First off, let me say that this article was impressively comprehensive. Almost overwhelmingly so.

As a relative newb in the field of astronomical mounts I felt myself getting turned around and confused as you described several mounts, heads, and accessories that work for X, but not for Y, however this set up for X will work for Y unless you use this head then the whole set up won't do the job.

It's kind of hard to put in words.

I understand a tripod. I'm used to camera tripods with the pan head and all that I put my "L" bracket on the base, slide it into the slot and lock it down. I use a medium weight, aluminum Vivitar tripod to carry my Oberwerk 15x70s and I know it's shakey at best.

I've been told Bogen tripods are good, solid tripods and I'm leaning in that direction with some good model numbers thanks to your article.

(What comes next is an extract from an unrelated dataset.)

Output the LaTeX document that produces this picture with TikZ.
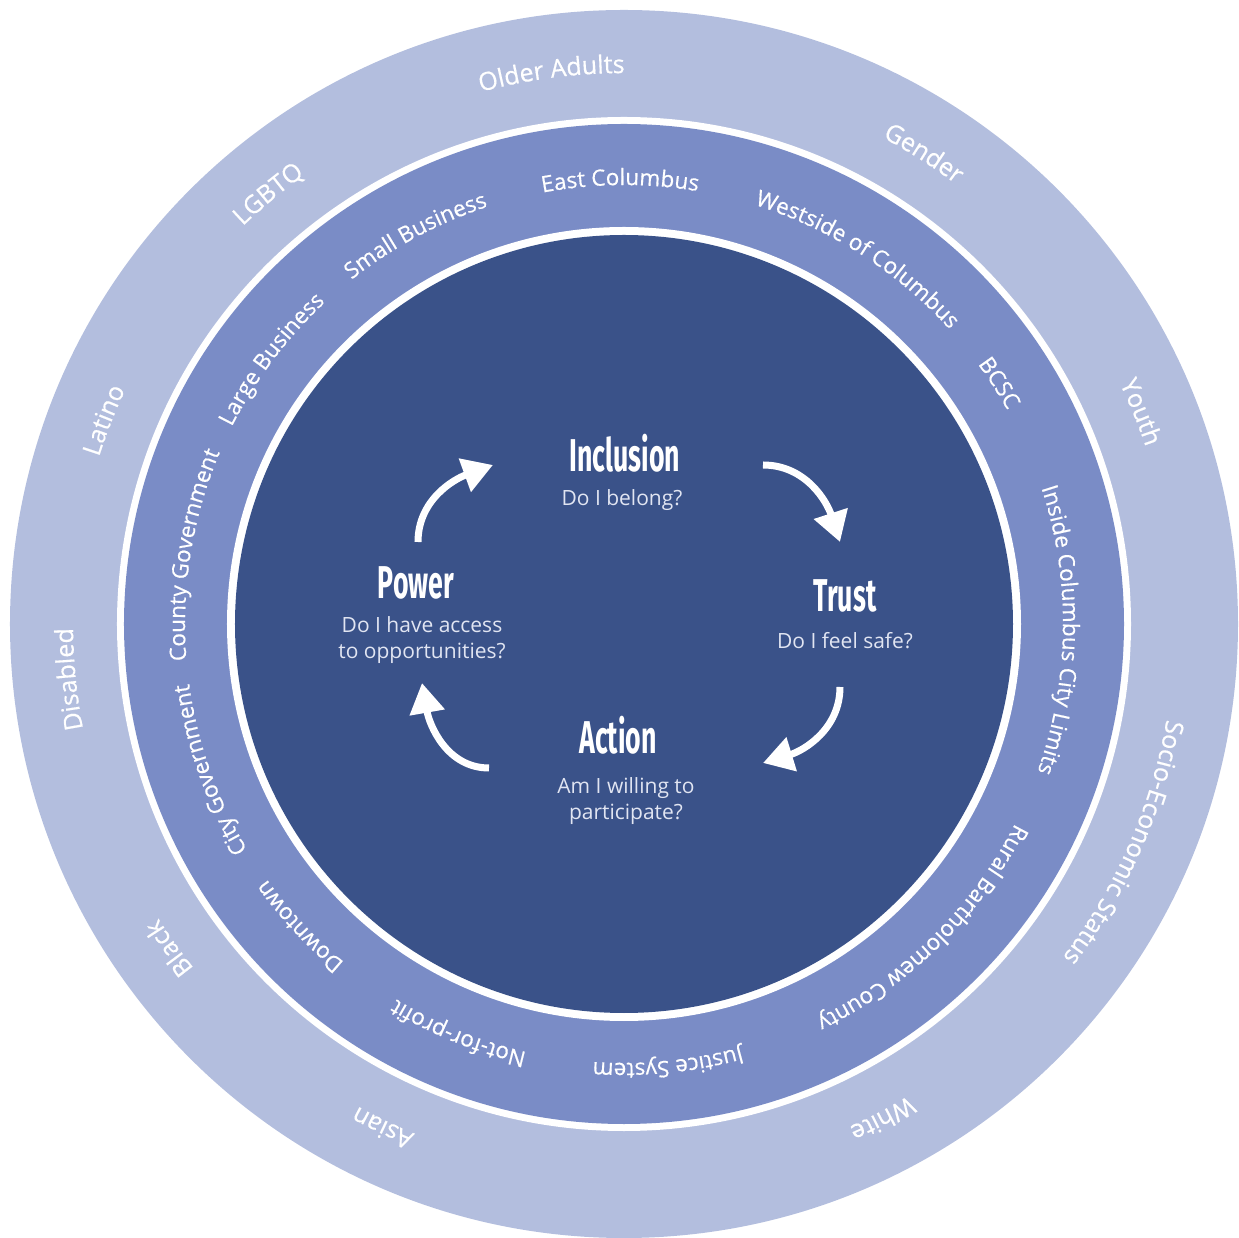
\documentclass[tikz,border=0pt]{standalone}
\usepackage{fontspec}
\setmainfont{Open Sans}
\newfontfamily\ringfamily[FakeBold=0.5]{Open Sans}
\newfontfamily\headfont[FakeStretch=0.58]{Fira Sans}
\usetikzlibrary{decorations.text,arrows.meta}

\definecolor{outerring}{HTML}{B3BEDE}
\definecolor{middlering}{HTML}{7A8CC6}
\definecolor{corecircle}{HTML}{3A5289}
\definecolor{questiongray}{HTML}{E1E5F2}

\newcommand\outerfont{\ringfamily\fontsize{25}{29}\selectfont}
\newcommand\middlefont{\ringfamily\fontsize{22.5}{27}\selectfont}

\begin{document}
\begin{tikzpicture}[x=1pt,y=1pt,
  ringlabel/.style={decorate,decoration={text along path,text align=center,text color=white}},
  headlabel/.style={font=\headfont\bfseries\fontsize{46}{48}\selectfont,text=white},
  questionlabel/.style={font=\fontsize{21}{26}\selectfont,text=questiongray,align=center},
  cyclearrow/.style={white,line width=7pt,-{Triangle[length=30pt,width=34pt]}}]
\useasboundingbox (-624,-614) rectangle (615,624);

% Rings
\fill[outerring] (0,0) circle (614);
\fill[white] (0,0) circle (507);
\fill[middlering] (0,0) circle (500);
\fill[white] (0,0) circle (397);
\fill[corecircle] (0,0) circle (389);

% Outer ring labels
\foreach \a/\t in {97.5/Older Adults, 57.5/Gender, 22.3/Youth, -23.6/Socio-Economic Status,
    -62.4/White, -115.6/Asian, -144.5/Black, -174.3/Disabled, 158.6/Latino, 129.6/LGBTQ} {
  \path[ringlabel,decoration={text/.expanded={|\noexpand\outerfont|\t}}]
    ({\a+40}:551) arc[start angle=\a+40,end angle=\a-40,radius=551];
}

% Middle ring labels
\foreach \a/\t in {90.5/East Columbus, 57.4/Westside of Columbus, 32.7/BCSC,
    -0.8/Inside Columbus City Limits, -45.5/Rural Bartholomew County, -84.3/Justice System,
    -112/Not-for-profit, -137/Downtown, -160.6/City Government, 170.9/County Government,
    143.1/Large Business, 118.2/Small Business} {
  \path[ringlabel,decoration={text/.expanded={|\noexpand\middlefont|\t}}]
    ({\a+40}:439) arc[start angle=\a+40,end angle=\a-40,radius=439];
}

% Cycle
\node[headlabel] (inclusion) at (1,171) {Inclusion};
\node[questionlabel] (belong) at (-2,124) {Do I belong?};
\node[headlabel] (trust) at (221,28) {Trust};
\node[questionlabel] (safe) at (221,-17) {Do I feel safe?};
\node[headlabel] (action) at (-6,-111) {Action};
\node[questionlabel] (willing) at (2,-177) {Am I willing to\\participate?};
\node[headlabel] (power) at (-208,41) {Power};
\node[questionlabel] (access) at (-202,-16) {Do I have access\\to opportunities?};

% Arrows
\coordinate (powerout) at (-206,82);
\coordinate (inclusionin) at (-131,159);
\coordinate (inclusionout) at (139,159);
\coordinate (trustin) at (216,82);
\coordinate (trustout) at (216,-63);
\coordinate (actionin) at (139,-139);
\coordinate (actionout) at (-135,-144);
\coordinate (powerin) at (-202,-59);
\draw[cyclearrow] (powerout) to[out=90,in=200] (inclusionin);
\draw[cyclearrow] (inclusionout) to[out=0,in=108] (trustin);
\draw[cyclearrow] (trustout) to[out=-90,in=17] (actionin);
\draw[cyclearrow] (actionout) to[out=180,in=-80] (powerin);
\end{tikzpicture}
\end{document}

What I don't have a good handle on are the special pan heads, slo-motion controls, mounting brackets, etc. When I see the set up all together I lose track of where the stock tripod ends and the other components are added to it.

When you purchase a Bogan tripod, does it come with a camera head? Or is it just an aluminum rod and reciever? How does a paralellagram mount to the tripod? Certainly not just by the 1/4" of 20 thread to the inch machine screw I'm used to seeing?

This really is a question I should take to my local Astronomy Club and see if I can't get a real time look at their set ups. That'd probably be the eye opener that I need to put the puzzle of pieces together.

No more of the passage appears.